*STATED GOAL*:
Include in the output only the lines from the opening of the records through the line containing "minimum width=98pt] (galnt8)", each printed exactly; pictures are omitted.

*PROVIDED INFORMATION*:
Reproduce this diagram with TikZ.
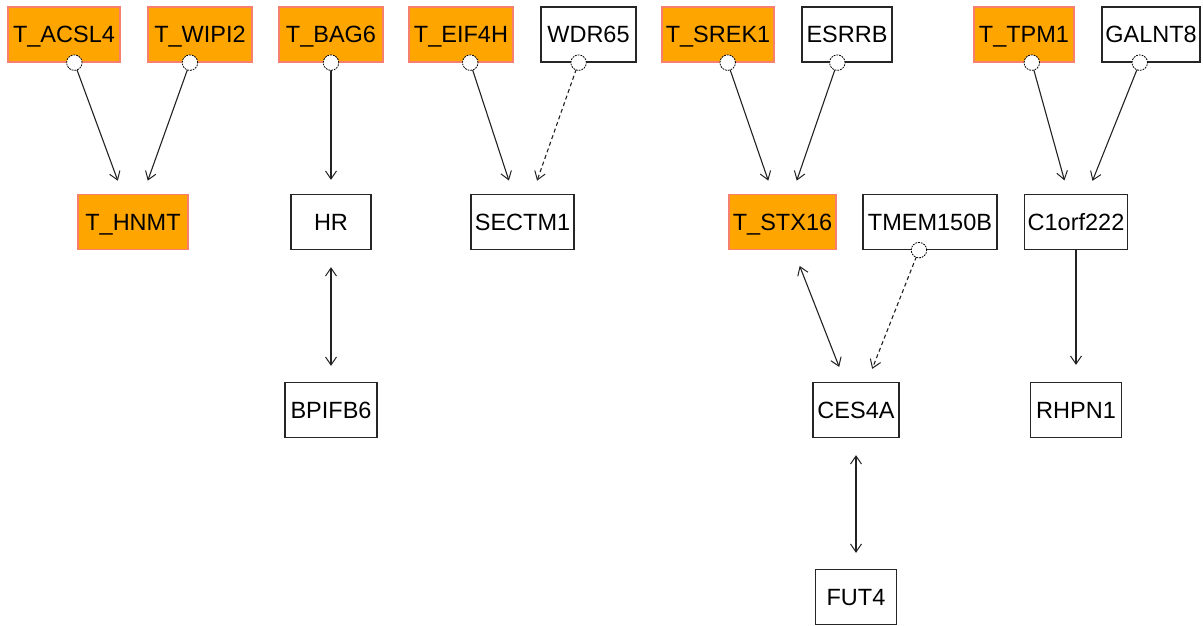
\documentclass[tikz,border=0pt]{standalone}
\usepackage{fontspec}
\setmainfont{Liberation Sans}
\usetikzlibrary{arrows.meta}
\definecolor{hitfill}{HTML}{FFA500}
\definecolor{hitedge}{HTML}{F77F6E}
\definecolor{linkcol}{HTML}{222222}
\begin{document}
\begin{tikzpicture}[x=1pt,y=-1pt,
  box/.style={draw=black!85, line width=1.3pt, fill=white, inner sep=0pt,
    minimum height=55pt, text height=16.8pt, text depth=0pt,
    font=\fontsize{23.5}{23.5}\selectfont, text=black},
  hit/.style={box, draw=hitedge, fill=hitfill},
  link/.style={draw=linkcol, line width=1.1pt},
  barb/.tip={Straight Barb[length=8pt,width=11pt,line width=1pt]},
  tip/.style={-barb, shorten >=14pt},
  both/.style={barb-barb, shorten >=16pt, shorten <=17pt},
  ring/.style={circle, draw=black, fill=white, minimum size=15.5pt, inner sep=0pt,
    line width=0.8pt, dash pattern=on 1.8pt off 1pt},
  weak/.style={dash pattern=on 4pt off 3pt}
]
\useasboundingbox (0,0) rectangle (1203,625);

% first row
\node[hit, minimum width=112pt] (acsl4) at (64,34.5) {T\_ACSL4};
\node[hit, minimum width=104pt] (wipi2) at (200,34.5) {T\_WIPI2};
\node[hit, minimum width=104pt] (bag6) at (331,34.5) {T\_BAG6};
\node[hit, minimum width=104pt] (eif4h) at (461,34.5) {T\_EIF4H};
\node[box, minimum width=95pt] (wdr65) at (588.5,34.5) {WDR65};
\node[hit, minimum width=112pt] (srek1) at (718,34.5) {T\_SREK1};
\node[box, minimum width=90pt] (esrrb) at (847,34.5) {ESRRB};
\node[hit, minimum width=100pt] (tpm1) at (1024,34.5) {T\_TPM1};
\node[box, minimum width=98pt] (galnt8) at (1151,34.5) {GALNT8};

% second row
\node[hit, minimum width=110pt] (hnmt) at (133,222) {T\_HNMT};
\node[box, minimum width=80pt] (hr) at (331,222) {HR};
\node[box, minimum width=103pt] (sectm1) at (522.5,222) {SECTM1};
\node[hit, minimum width=107pt] (stx16) at (782.5,222) {T\_STX16};
\node[box, minimum width=134pt] (tmem) at (930,222) {TMEM150B};
\node[box, minimum width=103pt] (c1orf) at (1076,222) {C1orf222};

% third row
\node[box, minimum width=92pt] (bpifb6) at (331,410) {BPIFB6};
\node[box, minimum width=86pt] (ces4a) at (856,410) {CES4A};
\node[box, minimum width=91pt] (rhpn1) at (1076,410) {RHPN1};

% fourth row
\node[box, minimum width=81pt] (fut4) at (856,597) {FUT4};

% connectors
\draw[link, tip] (acsl4) -- (hnmt) node[ring, pos=0] (r1) {};
\draw[link, tip] (wipi2) -- (hnmt) node[ring, pos=0] (r2) {};
\draw[link, tip] (bag6) -- (hr) node[ring, pos=0] (r3) {};
\draw[link, both] (hr) -- (bpifb6);
\draw[link, tip] (eif4h) -- (sectm1) node[ring, pos=0] (r4) {};
\draw[link, tip, weak] (wdr65) -- (sectm1) node[ring, pos=0] (r5) {};
\draw[link, tip] (srek1) -- (stx16) node[ring, pos=0] (r6) {};
\draw[link, tip] (esrrb) -- (stx16) node[ring, pos=0] (r7) {};
\draw[link, both] (stx16) -- (ces4a);
\draw[link, tip, weak] (tmem) -- (ces4a) node[ring, pos=0] (r8) {};
\draw[link, both] (ces4a) -- (fut4);
\draw[link, tip] (tpm1) -- (c1orf) node[ring, pos=0] (r9) {};
\draw[link, tip] (galnt8) -- (c1orf) node[ring, pos=0] (r10) {};
\draw[link, tip, shorten >=17pt] (c1orf) -- (rhpn1);
\end{tikzpicture}
\end{document}
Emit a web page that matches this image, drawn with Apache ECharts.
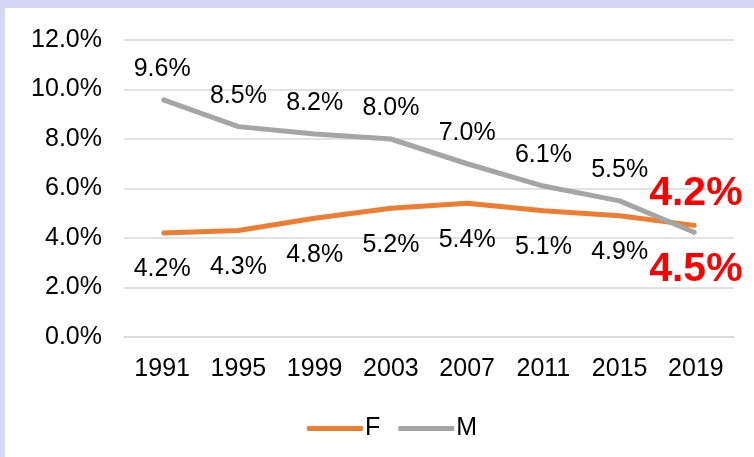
<!DOCTYPE html>
<html><head><meta charset="utf-8">
<script src="https://cdn.jsdelivr.net/npm/echarts@6/dist/echarts.min.js"></script>
<style>
html,body{margin:0;padding:0;}
#wrap{position:relative;width:754px;height:457px;background:#D6D7F4;overflow:hidden;}
#chart{position:absolute;left:5px;top:8px;width:749px;height:449px;background:#fff;}
</style></head>
<body><div id="wrap"><div id="chart"></div></div>
<script>
var categories = ['1991','1995','1999','2003','2007','2011','2015','2019'];
var femaleValues = [4.2, 4.3, 4.8, 5.2, 5.4, 5.1, 4.9, 4.5];
var maleValues = [9.6, 8.5, 8.2, 8.0, 7.0, 6.1, 5.5, 4.2];
var seriesNames = ['F', 'M'];

var font = 'Liberation Sans, Arial, sans-serif';
function pct(v){ return v.toFixed(1) + '%'; }
var bigLabel = { fontSize: 41, fontWeight: 'bold', color: '#FF0000', fontFamily: font };

function buildData(vals, lastPos, lastDist){
  return vals.map(function(v, i){
    if (i === vals.length - 1) {
      return { value: v, label: Object.assign({ show: true, position: lastPos, distance: lastDist, formatter: function(p){ return pct(p.value); } }, bigLabel) };
    }
    return v;
  });
}

var chart = echarts.init(document.getElementById('chart'));
chart.setOption({
  animation: false,
  grid: { left: 119, right: 20, top: 32, bottom: 120 },
  legend: {
    data: seriesNames,
    left: 297, top: 403,
    itemWidth: 56, itemHeight: 5, itemGap: 18,
    icon: 'roundRect',
    textStyle: { fontSize: 25, color: '#000', fontFamily: font, padding: [0,0,0,-3] }
  },
  xAxis: {
    type: 'category', data: categories, boundaryGap: true,
    axisLine: { show: true, lineStyle: { color: '#D9D9D9', width: 1.5 } },
    axisTick: { show: false },
    axisLabel: { fontSize: 25, color: '#000', fontFamily: font, margin: 20 }
  },
  yAxis: {
    type: 'value', min: 0, max: 12, interval: 2,
    axisLine: { show: false }, axisTick: { show: false },
    axisLabel: { fontSize: 25, color: '#000', fontFamily: font, margin: 22, formatter: pct },
    splitLine: { lineStyle: { color: '#D9D9D9', width: 1.5 } }
  },
  series: [
    {
      name: 'F', type: 'line', data: buildData(femaleValues, 'bottom', 23),
      symbol: 'circle', symbolSize: 2, showSymbol: true,
      lineStyle: { color: '#ED7D31', width: 5 }, itemStyle: { color: '#ED7D31' },
      label: { show: true, position: 'bottom', distance: 23, fontSize: 25, color: '#000', fontFamily: font, formatter: function(p){ return pct(p.value); } }
    },
    {
      name: 'M', type: 'line', data: buildData(maleValues, 'top', 18),
      symbol: 'circle', symbolSize: 2, showSymbol: true,
      lineStyle: { color: '#A5A5A5', width: 5 }, itemStyle: { color: '#A5A5A5' },
      label: { show: true, position: 'top', distance: 17, fontSize: 25, color: '#000', fontFamily: font, formatter: function(p){ return pct(p.value); } }
    }
  ]
});
</script></body></html>
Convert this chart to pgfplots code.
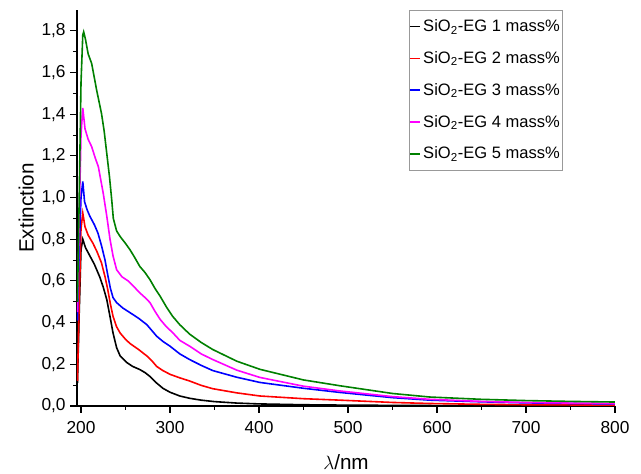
\documentclass[border=0pt]{standalone}
\usepackage{pgfplots}
\pgfplotsset{compat=1.18}
\usepackage{fontspec}
\setmainfont{Liberation Sans}

\definecolor{lnred}{HTML}{FF0000}
\definecolor{lnblue}{HTML}{0000FF}
\definecolor{lnmag}{HTML}{FF00FF}
\definecolor{lngreen}{HTML}{008000}

\begin{document}
\begin{tikzpicture}
\begin{axis}[
    scale only axis,
    width=403.5pt,
    height=297pt,
    xmin=195.5, xmax=800,
    ymin=0, ymax=1.9,
    axis x line*=bottom,
    axis y line*=left,
    axis line style={-, line width=0.9pt},
    xtick={200,300,...,800},
    ytick={0,0.2,...,1.81},
    minor x tick num=1,
    minor y tick num=1,
    tick align=outside,
    major tick length=5pt,
    minor tick length=3pt,
    tick style={line width=0.8pt, black},
    tick label style={font=\fontsize{13}{15}\selectfont},
    /pgf/number format/assume math mode=true,
    yticklabel style={/pgf/number format/.cd, use comma, fixed, fixed zerofill, precision=1},
    xticklabel style={yshift=-3pt, /pgf/number format/.cd, fixed, 1000 sep={}},
    xlabel={$\lambda$/nm},
    ylabel={Extinction},
    label style={font=\fontsize{15.5}{17}\selectfont},
    xlabel style={yshift=-9pt},
    ylabel style={yshift=-1pt},
    legend cell align={left},
    legend style={at={(0.903,1)}, anchor=north east, draw=gray!80,
        font=\fontsize{12.4}{14}\selectfont, row sep=9.4pt, inner xsep=0pt, inner ysep=5pt,
        /tikz/every even column/.append style={column sep=2pt}},
    legend image code/.code={\draw[#1, line width=1.3pt] (0pt,0pt) -- (7pt,0pt);},
    every axis plot/.append style={line width=1.2pt, mark=none},
]
\addplot[black] coordinates {
(196,0.11) (198,0.45) (200,0.75) (202,0.80) (205,0.76) (210,0.72) (215,0.68) (221,0.62)
(225,0.57) (229,0.51) (233,0.42) (236,0.35) (240,0.28) (244,0.24) (251,0.21) (258,0.19)
(266,0.175) (272,0.16) (278,0.14) (285,0.11) (292,0.085) (300,0.066) (311,0.048) (322,0.037)
(335,0.028) (350,0.021) (375,0.014) (400,0.01) (450,0.006) (500,0.004) (600,0.002)
(700,0.001) (800,0.001)
};
\addlegendentry{SiO\textsubscript{2}-EG 1 mass\%}
\addplot[lnred] coordinates {
(196,0.12) (198,0.5) (200,0.85) (202,0.925) (204.5,0.86) (208,0.82) (213.5,0.78) (218,0.74)
(223,0.687) (227,0.62) (230,0.56) (233,0.49) (236,0.43) (240,0.38) (244,0.35) (250,0.32)
(255,0.30) (265,0.27) (274,0.24) (280,0.215) (285,0.19) (292,0.17) (300,0.152) (311,0.135)
(322,0.12) (335,0.099) (348,0.083) (375,0.063) (401,0.048) (450,0.035) (491,0.028)
(550,0.017) (592,0.012) (650,0.008) (700,0.006) (750,0.005) (800,0.004)
};
\addlegendentry{SiO\textsubscript{2}-EG 2 mass\%}
\addplot[lnblue] coordinates {
(196,0.41) (198,0.75) (200,1.0) (202,1.077) (204,0.98) (207,0.94) (210,0.91) (215,0.87)
(219,0.83) (223,0.77) (227,0.70) (230,0.63) (233,0.565) (236,0.52) (240,0.496) (247,0.47)
(255,0.448) (265,0.42) (274,0.39) (280,0.36) (285,0.335) (292,0.31) (300,0.287) (311,0.25)
(322,0.223) (335,0.195) (348,0.17) (375,0.138) (401,0.113) (450,0.085) (491,0.065)
(550,0.04) (592,0.028) (650,0.02) (700,0.015) (750,0.012) (800,0.01)
};
\addlegendentry{SiO\textsubscript{2}-EG 3 mass\%}
\addplot[lnmag] coordinates {
(196,0.45) (198,0.9) (200,1.3) (202,1.43) (204.5,1.33) (208,1.28) (212,1.244) (216,1.19)
(219.5,1.148) (225,1.02) (229,0.91) (232.6,0.80) (236,0.72) (240,0.654) (246,0.62) (253,0.60)
(260,0.57) (266,0.543) (272,0.52) (277.5,0.496) (283,0.455) (289,0.415) (296,0.38) (303,0.352)
(311,0.315) (322,0.287) (335,0.25) (348,0.223) (375,0.172) (401,0.137) (450,0.095)
(491,0.072) (550,0.045) (592,0.032) (650,0.022) (700,0.017) (750,0.014) (800,0.012)
};
\addlegendentry{SiO\textsubscript{2}-EG 4 mass\%}
\addplot[lngreen] coordinates {
(196,0.5) (198,1.0) (200,1.55) (202,1.78) (203,1.795) (205,1.76) (208,1.69) (212,1.643)
(217.6,1.515) (223,1.404) (226,1.32) (229,1.21) (232,1.10) (234.5,0.99) (236.3,0.90) (240,0.84)
(244,0.813) (250,0.78) (255,0.75) (260,0.715) (266,0.67) (272,0.64) (277.5,0.606) (283,0.565)
(289,0.526) (296,0.475) (303,0.43) (311,0.39) (322,0.345) (335,0.305) (348,0.271)
(375,0.215) (401,0.176) (450,0.125) (491,0.097) (550,0.06) (592,0.043) (650,0.032)
(700,0.026) (750,0.022) (800,0.019)
};
\addlegendentry{SiO\textsubscript{2}-EG 5 mass\%}
\end{axis}
\pgfresetboundingbox
\path ([shift={(-57.75pt,-51pt)}]current axis.south west)
      rectangle ([shift={(19.5pt,7.5pt)}]current axis.north east);
\end{tikzpicture}
\end{document}
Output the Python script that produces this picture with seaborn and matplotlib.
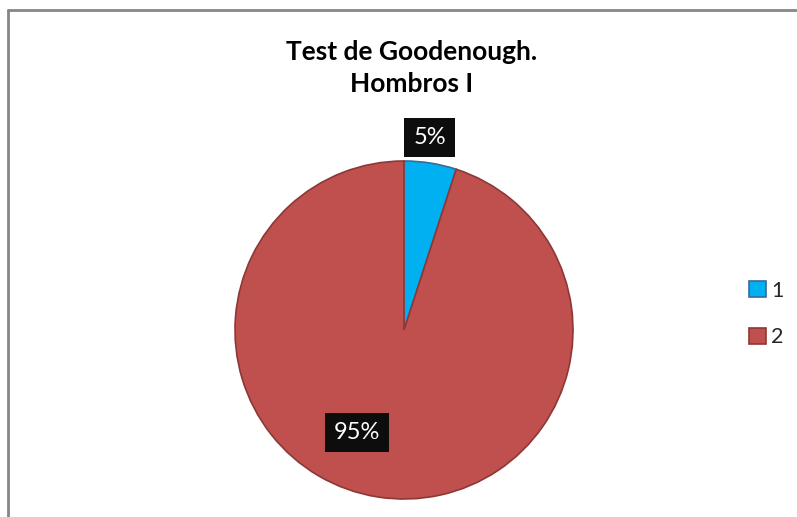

*EXERCISE RESULT*:
Reproduce this diagram with TikZ.
\documentclass[tikz,border=0pt]{standalone}
\usepackage{fontspec}
\setmainfont{Liberation Sans}
\usetikzlibrary{arrows.meta}
\definecolor{hitfill}{HTML}{FFA500}
\definecolor{hitedge}{HTML}{F77F6E}
\definecolor{linkcol}{HTML}{222222}
\begin{document}
\begin{tikzpicture}[x=1pt,y=-1pt,
  box/.style={draw=black!85, line width=1.3pt, fill=white, inner sep=0pt,
    minimum height=55pt, text height=16.8pt, text depth=0pt,
    font=\fontsize{23.5}{23.5}\selectfont, text=black},
  hit/.style={box, draw=hitedge, fill=hitfill},
  link/.style={draw=linkcol, line width=1.1pt},
  barb/.tip={Straight Barb[length=8pt,width=11pt,line width=1pt]},
  tip/.style={-barb, shorten >=14pt},
  both/.style={barb-barb, shorten >=16pt, shorten <=17pt},
  ring/.style={circle, draw=black, fill=white, minimum size=15.5pt, inner sep=0pt,
    line width=0.8pt, dash pattern=on 1.8pt off 1pt},
  weak/.style={dash pattern=on 4pt off 3pt}
]
\useasboundingbox (0,0) rectangle (1203,625);

% first row
\node[hit, minimum width=112pt] (acsl4) at (64,34.5) {T\_ACSL4};
\node[hit, minimum width=104pt] (wipi2) at (200,34.5) {T\_WIPI2};
\node[hit, minimum width=104pt] (bag6) at (331,34.5) {T\_BAG6};
\node[hit, minimum width=104pt] (eif4h) at (461,34.5) {T\_EIF4H};
\node[box, minimum width=95pt] (wdr65) at (588.5,34.5) {WDR65};
\node[hit, minimum width=112pt] (srek1) at (718,34.5) {T\_SREK1};
\node[box, minimum width=90pt] (esrrb) at (847,34.5) {ESRRB};
\node[hit, minimum width=100pt] (tpm1) at (1024,34.5) {T\_TPM1};
\node[box, minimum width=98pt] (galnt8) at (1151,34.5) {GALNT8};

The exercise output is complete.